Sure there are vaguely subversive scenes of a cop tossing his badge over a bridge, of hanged millionaires, of a masked criminal storming the Stock Exchange, but despite these gestures, the film, like Batman himself, ultimately winds up defending the status quo. The pleasure of a Nolan-style romance is to watch all of the symbols and archetypes get jumbled about for two hours before being placed neatly back where they belong. It’s carnivalesque, you know where a goat gets made king for a day, but the king is still pretty much the king. In Nolan’s Batman movies, justice and chaos, good and evil, powerful and powerless all trade places for a little while, giving the plot that extra helping of tension which makes the pay-off all the more exciting. If you ask me, it’s pretty innovative as far as romance goes, where yeah, duh, the good guy is going to win.
No scathing cinematic criticism
of corporate America is complete
without a cute toy tie-in.
I would give Nolan the benefit of the doubt as a professional crowd-pleaser. The juxtaposition of the little boy singing the national anthem and Bane blowing up the stadium provides that whiff of pretentiousness that audiences eat up. Nolan isn’t really trying to say anything substantive about the ol’ US of A, but he’s counting on us believing that he is. It’s like expecting Radioheader Thom Yorke’s rambling about “bunkers” and “chirping cellphones” and “kicking screaming Gucci little piggies” to be a cogent critique of consumerism; or Bruce Springsteen’s more half-assed lyrics about backbreaking days in the factory to be a rich depiction of working-class life. What do all these guys have in common? They’re all professional entertainers and they’re all stinking rich.

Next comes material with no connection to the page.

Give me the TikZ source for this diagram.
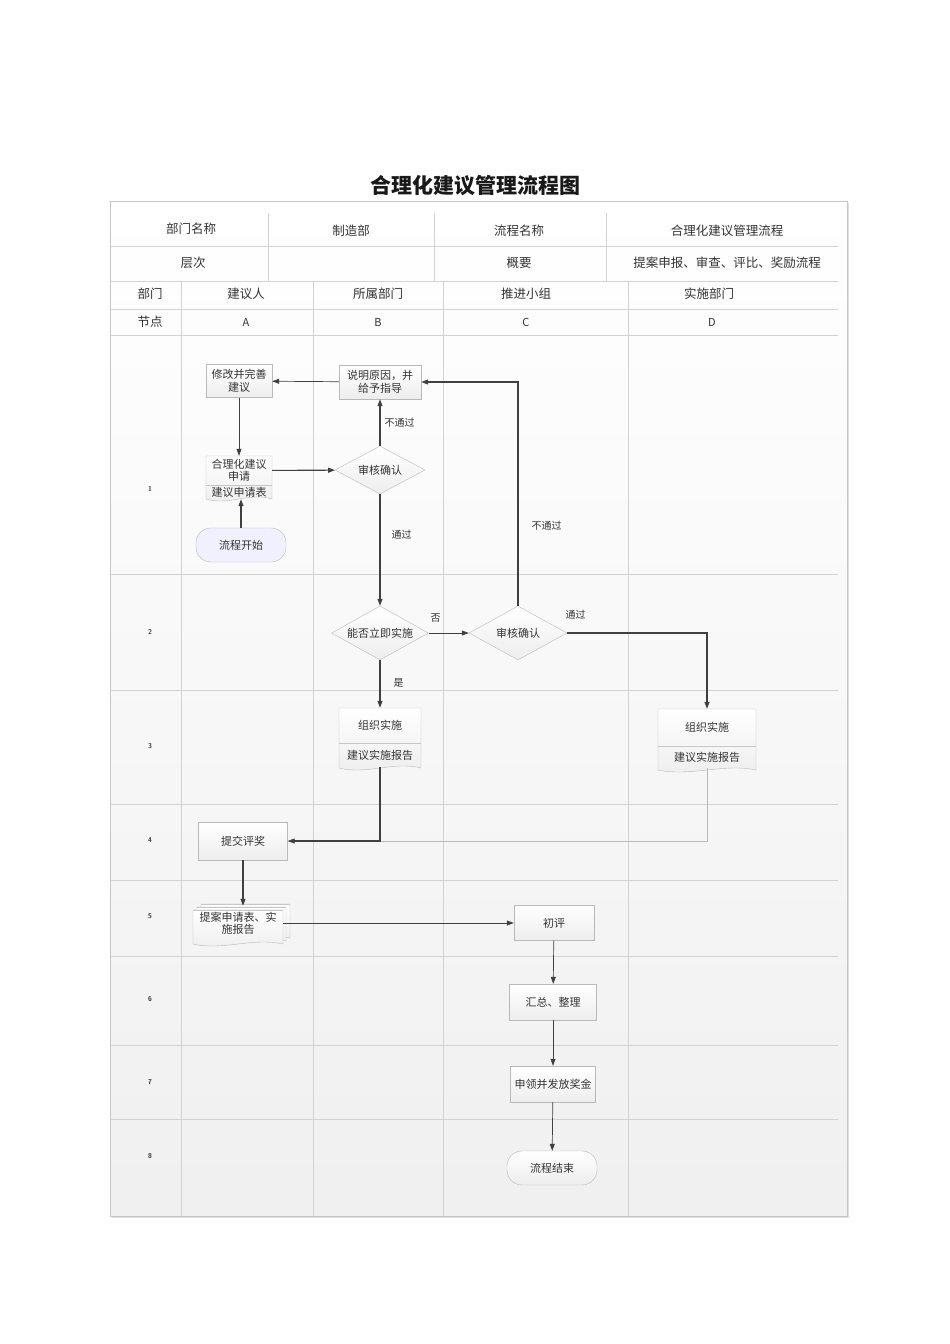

The film winds up irking me the most precisely because it so clearly stands for that very status quo that, had it really "tapped into the spirit of Occupy," it might have set out to criticize. At the end of the movie, I wanted to know: so all those orphans who couldn’t find work and had nowhere to live but the sewers, who desperately rallied around Bane because he promised them a better life, who partook in a popular revolution (you know, the kind that gave birth to Amurrrica)—they just get the shit beaten out of them by the cops? Where are they after the movie? Back in prison? Or back to living in a (literal) shithole, still unemployed? “Yup,” the film seems to say. And what about the next generation of orphans? “Why, they get to live in an eccentric billionaire’s creepy mansion (which will likely serve as a daily reminder of the wealth and status they will never have) until they turn eighteen or the city runs out of funds and shuts the place down.” And Commissioner Gordon, the deceitful and self-serving cop who seems to prefer the thrill of vigilantism to his actual job of fighting crime and dealing justice? “Yeah, nothing really changes there, either.”


At least real cops shoot at children with parents, and not poor helpless 
orphans. Remember, things could be worse. You could live in Gotham.


Wait, there was no strife during the 1960s. What did these guys do all day?
But then I remembered that superhero stories depend on an imperfect world that is socially stratified, unfair, uncaring—that is fertile ground for strife. If everything is finally made right, there can never be a sequel. The Dark Knight Rises, like basically every romance ever, reinforces hegemonic values by creating a story in which only those values can triumph. In this case, it’s the complacent bourgeois values that the moviegoing audience either subscribes or aspires to: ‘rich people suck, but then again poor people are stinky and still need to play by the rules set out by the rich people to keep them down in the first place, no matter how desperate their circumstances.’ Wha? It's a paradox, but all-too-familiar at the same time, no? Yup,  America is safe again.